▶ _Collected material_
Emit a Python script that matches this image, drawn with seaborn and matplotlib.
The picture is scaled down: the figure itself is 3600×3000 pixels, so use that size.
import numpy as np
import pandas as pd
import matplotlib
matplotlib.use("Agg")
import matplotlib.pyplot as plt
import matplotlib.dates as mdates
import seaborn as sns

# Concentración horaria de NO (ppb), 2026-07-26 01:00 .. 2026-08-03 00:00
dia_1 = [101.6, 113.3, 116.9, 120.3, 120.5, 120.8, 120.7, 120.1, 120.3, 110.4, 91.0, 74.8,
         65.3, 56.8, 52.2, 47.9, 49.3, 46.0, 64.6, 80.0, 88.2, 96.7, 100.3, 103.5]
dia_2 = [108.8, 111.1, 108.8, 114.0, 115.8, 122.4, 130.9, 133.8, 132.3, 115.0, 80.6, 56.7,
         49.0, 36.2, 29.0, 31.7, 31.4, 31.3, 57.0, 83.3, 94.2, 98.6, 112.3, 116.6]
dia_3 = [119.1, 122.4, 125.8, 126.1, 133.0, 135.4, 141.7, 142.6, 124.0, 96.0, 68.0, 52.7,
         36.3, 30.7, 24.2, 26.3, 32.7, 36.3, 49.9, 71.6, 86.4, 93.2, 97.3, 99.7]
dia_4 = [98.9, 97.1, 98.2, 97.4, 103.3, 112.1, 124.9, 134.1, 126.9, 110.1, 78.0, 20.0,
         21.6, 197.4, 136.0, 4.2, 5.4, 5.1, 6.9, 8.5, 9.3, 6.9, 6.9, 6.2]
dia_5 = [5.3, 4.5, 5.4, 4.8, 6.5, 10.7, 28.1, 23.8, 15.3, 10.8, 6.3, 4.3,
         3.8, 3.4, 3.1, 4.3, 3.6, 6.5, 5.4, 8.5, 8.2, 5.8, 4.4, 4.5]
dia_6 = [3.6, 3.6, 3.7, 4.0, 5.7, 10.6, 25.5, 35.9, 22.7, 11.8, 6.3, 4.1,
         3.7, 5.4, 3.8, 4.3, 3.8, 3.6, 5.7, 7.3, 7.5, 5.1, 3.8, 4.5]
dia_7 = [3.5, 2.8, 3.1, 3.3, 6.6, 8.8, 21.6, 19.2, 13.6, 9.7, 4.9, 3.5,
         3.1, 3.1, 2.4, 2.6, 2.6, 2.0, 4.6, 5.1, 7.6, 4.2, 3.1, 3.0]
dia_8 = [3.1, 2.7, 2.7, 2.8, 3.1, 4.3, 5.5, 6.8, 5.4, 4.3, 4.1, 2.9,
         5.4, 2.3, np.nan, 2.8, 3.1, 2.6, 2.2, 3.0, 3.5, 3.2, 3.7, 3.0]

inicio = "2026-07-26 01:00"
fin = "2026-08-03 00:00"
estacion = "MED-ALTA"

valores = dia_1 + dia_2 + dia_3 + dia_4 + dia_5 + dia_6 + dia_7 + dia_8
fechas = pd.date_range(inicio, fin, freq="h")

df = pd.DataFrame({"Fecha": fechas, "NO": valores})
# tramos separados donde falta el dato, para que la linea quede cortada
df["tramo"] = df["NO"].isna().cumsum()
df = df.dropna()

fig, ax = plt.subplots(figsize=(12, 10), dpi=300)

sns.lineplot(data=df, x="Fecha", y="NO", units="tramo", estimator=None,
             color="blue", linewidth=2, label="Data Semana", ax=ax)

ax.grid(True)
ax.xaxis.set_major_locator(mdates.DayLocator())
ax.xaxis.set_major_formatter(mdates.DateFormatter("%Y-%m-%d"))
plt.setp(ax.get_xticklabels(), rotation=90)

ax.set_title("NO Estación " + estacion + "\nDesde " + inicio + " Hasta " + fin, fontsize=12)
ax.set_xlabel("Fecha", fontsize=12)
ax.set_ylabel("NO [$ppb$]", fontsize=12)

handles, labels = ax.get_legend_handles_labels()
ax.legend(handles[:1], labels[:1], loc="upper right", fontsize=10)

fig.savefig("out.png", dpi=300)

▶ _Short exercise_
Output all of the data again. Match it exactly.

▶ _The response_
Emit a Python script that matches this image, drawn with seaborn and matplotlib.
The picture is scaled down: the figure itself is 3600×3000 pixels, so use that size.
import numpy as np
import pandas as pd
import matplotlib
matplotlib.use("Agg")
import matplotlib.pyplot as plt
import matplotlib.dates as mdates
import seaborn as sns

# Concentración horaria de NO (ppb), 2026-07-26 01:00 .. 2026-08-03 00:00
dia_1 = [101.6, 113.3, 116.9, 120.3, 120.5, 120.8, 120.7, 120.1, 120.3, 110.4, 91.0, 74.8,
         65.3, 56.8, 52.2, 47.9, 49.3, 46.0, 64.6, 80.0, 88.2, 96.7, 100.3, 103.5]
dia_2 = [108.8, 111.1, 108.8, 114.0, 115.8, 122.4, 130.9, 133.8, 132.3, 115.0, 80.6, 56.7,
         49.0, 36.2, 29.0, 31.7, 31.4, 31.3, 57.0, 83.3, 94.2, 98.6, 112.3, 116.6]
dia_3 = [119.1, 122.4, 125.8, 126.1, 133.0, 135.4, 141.7, 142.6, 124.0, 96.0, 68.0, 52.7,
         36.3, 30.7, 24.2, 26.3, 32.7, 36.3, 49.9, 71.6, 86.4, 93.2, 97.3, 99.7]
dia_4 = [98.9, 97.1, 98.2, 97.4, 103.3, 112.1, 124.9, 134.1, 126.9, 110.1, 78.0, 20.0,
         21.6, 197.4, 136.0, 4.2, 5.4, 5.1, 6.9, 8.5, 9.3, 6.9, 6.9, 6.2]
dia_5 = [5.3, 4.5, 5.4, 4.8, 6.5, 10.7, 28.1, 23.8, 15.3, 10.8, 6.3, 4.3,
         3.8, 3.4, 3.1, 4.3, 3.6, 6.5, 5.4, 8.5, 8.2, 5.8, 4.4, 4.5]
dia_6 = [3.6, 3.6, 3.7, 4.0, 5.7, 10.6, 25.5, 35.9, 22.7, 11.8, 6.3, 4.1,
         3.7, 5.4, 3.8, 4.3, 3.8, 3.6, 5.7, 7.3, 7.5, 5.1, 3.8, 4.5]
dia_7 = [3.5, 2.8, 3.1, 3.3, 6.6, 8.8, 21.6, 19.2, 13.6, 9.7, 4.9, 3.5,
         3.1, 3.1, 2.4, 2.6, 2.6, 2.0, 4.6, 5.1, 7.6, 4.2, 3.1, 3.0]
dia_8 = [3.1, 2.7, 2.7, 2.8, 3.1, 4.3, 5.5, 6.8, 5.4, 4.3, 4.1, 2.9,
         5.4, 2.3, np.nan, 2.8, 3.1, 2.6, 2.2, 3.0, 3.5, 3.2, 3.7, 3.0]

inicio = "2026-07-26 01:00"
fin = "2026-08-03 00:00"
estacion = "MED-ALTA"

valores = dia_1 + dia_2 + dia_3 + dia_4 + dia_5 + dia_6 + dia_7 + dia_8
fechas = pd.date_range(inicio, fin, freq="h")

df = pd.DataFrame({"Fecha": fechas, "NO": valores})
# tramos separados donde falta el dato, para que la linea quede cortada
df["tramo"] = df["NO"].isna().cumsum()
df = df.dropna()

fig, ax = plt.subplots(figsize=(12, 10), dpi=300)

sns.lineplot(data=df, x="Fecha", y="NO", units="tramo", estimator=None,
             color="blue", linewidth=2, label="Data Semana", ax=ax)

ax.grid(True)
ax.xaxis.set_major_locator(mdates.DayLocator())
ax.xaxis.set_major_formatter(mdates.DateFormatter("%Y-%m-%d"))
plt.setp(ax.get_xticklabels(), rotation=90)

ax.set_title("NO Estación " + estacion + "\nDesde " + inicio + " Hasta " + fin, fontsize=12)
ax.set_xlabel("Fecha", fontsize=12)
ax.set_ylabel("NO [$ppb$]", fontsize=12)

handles, labels = ax.get_legend_handles_labels()
ax.legend(handles[:1], labels[:1], loc="upper right", fontsize=10)

fig.savefig("out.png", dpi=300)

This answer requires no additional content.